The masters only know whose work is good: They will choose mine: and, while God gives them skill, I give them instruments to play upon, God choosing me to help Him.
The man who goes out to his labour in the morning in that spirit, must and will grow in grace and knowledge, and he will find that the common path of duty is even now "close upon the shining tableland to which our God Himself is sun and moon."

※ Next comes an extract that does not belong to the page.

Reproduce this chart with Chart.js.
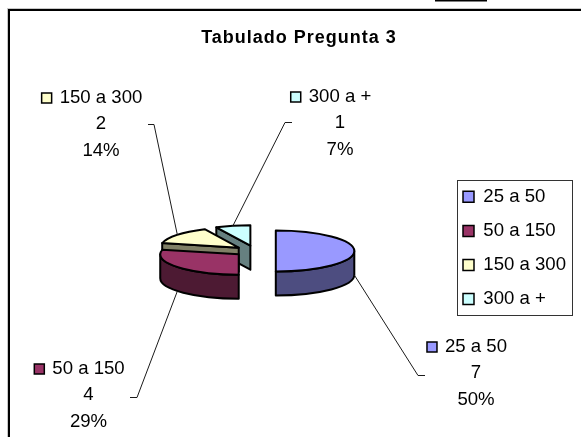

And the third means of growth is to be found in the ministry of unselfish service. In the sphere of the spirit, expenditure is ever the condition of expansion. We get while we give. We grow while we serve. "He that would be great among you let him be your minister." "He giveth grace to the humble." Aye, it is along that path that we come upon the crown jewels of the King of Kings. "He that loseth his life shall find it." The man who goes out to serve his brother shall meet his God, and shall be partially transfigured into the Saviour's likeness: he shall pass into ever richer acquisitions of grace, and he shall be taken into the deeper secrets of his Lord.